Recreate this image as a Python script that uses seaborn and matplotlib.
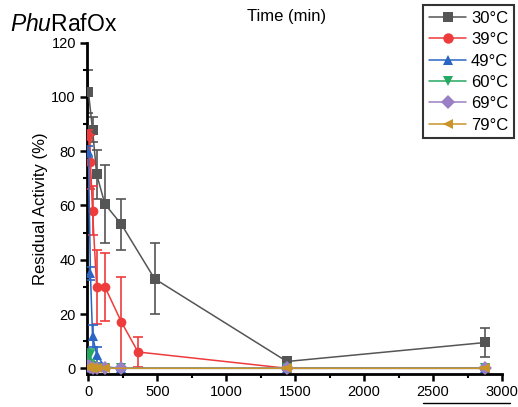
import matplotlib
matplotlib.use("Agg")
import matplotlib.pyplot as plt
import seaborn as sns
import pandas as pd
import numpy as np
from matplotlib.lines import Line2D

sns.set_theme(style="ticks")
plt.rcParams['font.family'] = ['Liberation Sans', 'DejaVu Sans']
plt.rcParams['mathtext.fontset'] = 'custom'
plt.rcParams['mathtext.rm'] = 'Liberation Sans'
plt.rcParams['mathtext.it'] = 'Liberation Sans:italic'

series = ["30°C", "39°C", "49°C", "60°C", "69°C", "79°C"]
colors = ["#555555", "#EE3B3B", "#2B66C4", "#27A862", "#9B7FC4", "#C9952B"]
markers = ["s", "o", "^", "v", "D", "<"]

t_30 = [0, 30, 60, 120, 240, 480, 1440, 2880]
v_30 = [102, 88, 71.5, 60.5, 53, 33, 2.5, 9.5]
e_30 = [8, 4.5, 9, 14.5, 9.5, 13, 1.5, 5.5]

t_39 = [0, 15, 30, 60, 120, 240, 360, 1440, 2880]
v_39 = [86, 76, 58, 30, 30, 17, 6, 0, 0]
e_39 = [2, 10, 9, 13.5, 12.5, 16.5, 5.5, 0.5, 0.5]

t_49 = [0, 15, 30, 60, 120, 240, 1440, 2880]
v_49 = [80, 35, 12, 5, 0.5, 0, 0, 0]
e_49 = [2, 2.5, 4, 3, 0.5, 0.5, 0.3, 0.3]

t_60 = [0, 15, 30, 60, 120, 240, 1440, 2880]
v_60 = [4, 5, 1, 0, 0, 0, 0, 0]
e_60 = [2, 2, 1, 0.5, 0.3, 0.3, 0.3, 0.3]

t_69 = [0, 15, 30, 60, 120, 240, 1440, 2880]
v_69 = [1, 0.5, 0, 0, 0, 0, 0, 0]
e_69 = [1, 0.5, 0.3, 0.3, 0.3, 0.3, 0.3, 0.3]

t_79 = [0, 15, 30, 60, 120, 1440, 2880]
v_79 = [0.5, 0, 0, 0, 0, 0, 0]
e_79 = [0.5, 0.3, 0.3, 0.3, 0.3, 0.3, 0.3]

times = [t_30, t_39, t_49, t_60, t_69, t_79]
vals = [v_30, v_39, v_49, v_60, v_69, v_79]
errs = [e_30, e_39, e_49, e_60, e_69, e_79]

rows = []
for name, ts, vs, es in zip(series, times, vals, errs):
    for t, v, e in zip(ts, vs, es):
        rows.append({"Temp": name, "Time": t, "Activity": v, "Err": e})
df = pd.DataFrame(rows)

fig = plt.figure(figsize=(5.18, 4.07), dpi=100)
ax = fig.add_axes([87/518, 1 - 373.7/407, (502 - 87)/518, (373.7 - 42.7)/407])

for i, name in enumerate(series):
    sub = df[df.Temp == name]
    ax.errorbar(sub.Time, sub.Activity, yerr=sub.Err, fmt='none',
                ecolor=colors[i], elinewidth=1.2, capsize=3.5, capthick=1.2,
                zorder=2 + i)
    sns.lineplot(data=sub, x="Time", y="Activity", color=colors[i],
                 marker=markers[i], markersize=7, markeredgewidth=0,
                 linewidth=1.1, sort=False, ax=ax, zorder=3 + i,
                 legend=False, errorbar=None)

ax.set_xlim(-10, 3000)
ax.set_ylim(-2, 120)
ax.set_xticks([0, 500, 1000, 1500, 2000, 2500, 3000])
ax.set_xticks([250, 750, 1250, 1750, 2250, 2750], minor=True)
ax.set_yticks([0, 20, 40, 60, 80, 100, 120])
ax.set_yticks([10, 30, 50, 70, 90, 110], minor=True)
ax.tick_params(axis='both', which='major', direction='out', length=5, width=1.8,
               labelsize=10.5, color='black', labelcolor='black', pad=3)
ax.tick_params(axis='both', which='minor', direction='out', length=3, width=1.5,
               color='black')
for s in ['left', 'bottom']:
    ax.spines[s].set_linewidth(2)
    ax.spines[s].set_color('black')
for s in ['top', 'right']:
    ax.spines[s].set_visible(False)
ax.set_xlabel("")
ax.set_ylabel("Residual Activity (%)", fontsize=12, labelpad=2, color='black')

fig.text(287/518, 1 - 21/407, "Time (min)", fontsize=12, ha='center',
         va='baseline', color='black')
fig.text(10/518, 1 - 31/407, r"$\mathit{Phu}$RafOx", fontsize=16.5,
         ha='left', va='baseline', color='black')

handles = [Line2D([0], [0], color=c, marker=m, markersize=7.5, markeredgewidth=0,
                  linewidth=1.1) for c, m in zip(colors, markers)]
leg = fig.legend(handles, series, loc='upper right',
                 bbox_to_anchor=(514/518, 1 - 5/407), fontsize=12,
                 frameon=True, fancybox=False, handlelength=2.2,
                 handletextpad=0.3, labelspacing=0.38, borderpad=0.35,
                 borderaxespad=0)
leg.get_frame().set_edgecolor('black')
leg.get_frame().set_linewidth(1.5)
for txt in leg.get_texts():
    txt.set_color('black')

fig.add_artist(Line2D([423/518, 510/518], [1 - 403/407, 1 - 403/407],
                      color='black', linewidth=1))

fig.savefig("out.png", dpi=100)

+ + + + +

Go from the first line of the data above to the line containing "df = pd.DataFrame(rows)" and retype exactly those lines, both included, but none of the pictures.

(Expected answer)
Recreate this image as a Python script that uses seaborn and matplotlib.
import matplotlib
matplotlib.use("Agg")
import matplotlib.pyplot as plt
import seaborn as sns
import pandas as pd
import numpy as np
from matplotlib.lines import Line2D

sns.set_theme(style="ticks")
plt.rcParams['font.family'] = ['Liberation Sans', 'DejaVu Sans']
plt.rcParams['mathtext.fontset'] = 'custom'
plt.rcParams['mathtext.rm'] = 'Liberation Sans'
plt.rcParams['mathtext.it'] = 'Liberation Sans:italic'

series = ["30°C", "39°C", "49°C", "60°C", "69°C", "79°C"]
colors = ["#555555", "#EE3B3B", "#2B66C4", "#27A862", "#9B7FC4", "#C9952B"]
markers = ["s", "o", "^", "v", "D", "<"]

t_30 = [0, 30, 60, 120, 240, 480, 1440, 2880]
v_30 = [102, 88, 71.5, 60.5, 53, 33, 2.5, 9.5]
e_30 = [8, 4.5, 9, 14.5, 9.5, 13, 1.5, 5.5]

t_39 = [0, 15, 30, 60, 120, 240, 360, 1440, 2880]
v_39 = [86, 76, 58, 30, 30, 17, 6, 0, 0]
e_39 = [2, 10, 9, 13.5, 12.5, 16.5, 5.5, 0.5, 0.5]

t_49 = [0, 15, 30, 60, 120, 240, 1440, 2880]
v_49 = [80, 35, 12, 5, 0.5, 0, 0, 0]
e_49 = [2, 2.5, 4, 3, 0.5, 0.5, 0.3, 0.3]

t_60 = [0, 15, 30, 60, 120, 240, 1440, 2880]
v_60 = [4, 5, 1, 0, 0, 0, 0, 0]
e_60 = [2, 2, 1, 0.5, 0.3, 0.3, 0.3, 0.3]

t_69 = [0, 15, 30, 60, 120, 240, 1440, 2880]
v_69 = [1, 0.5, 0, 0, 0, 0, 0, 0]
e_69 = [1, 0.5, 0.3, 0.3, 0.3, 0.3, 0.3, 0.3]

t_79 = [0, 15, 30, 60, 120, 1440, 2880]
v_79 = [0.5, 0, 0, 0, 0, 0, 0]
e_79 = [0.5, 0.3, 0.3, 0.3, 0.3, 0.3, 0.3]

times = [t_30, t_39, t_49, t_60, t_69, t_79]
vals = [v_30, v_39, v_49, v_60, v_69, v_79]
errs = [e_30, e_39, e_49, e_60, e_69, e_79]

rows = []
for name, ts, vs, es in zip(series, times, vals, errs):
    for t, v, e in zip(ts, vs, es):
        rows.append({"Temp": name, "Time": t, "Activity": v, "Err": e})
df = pd.DataFrame(rows)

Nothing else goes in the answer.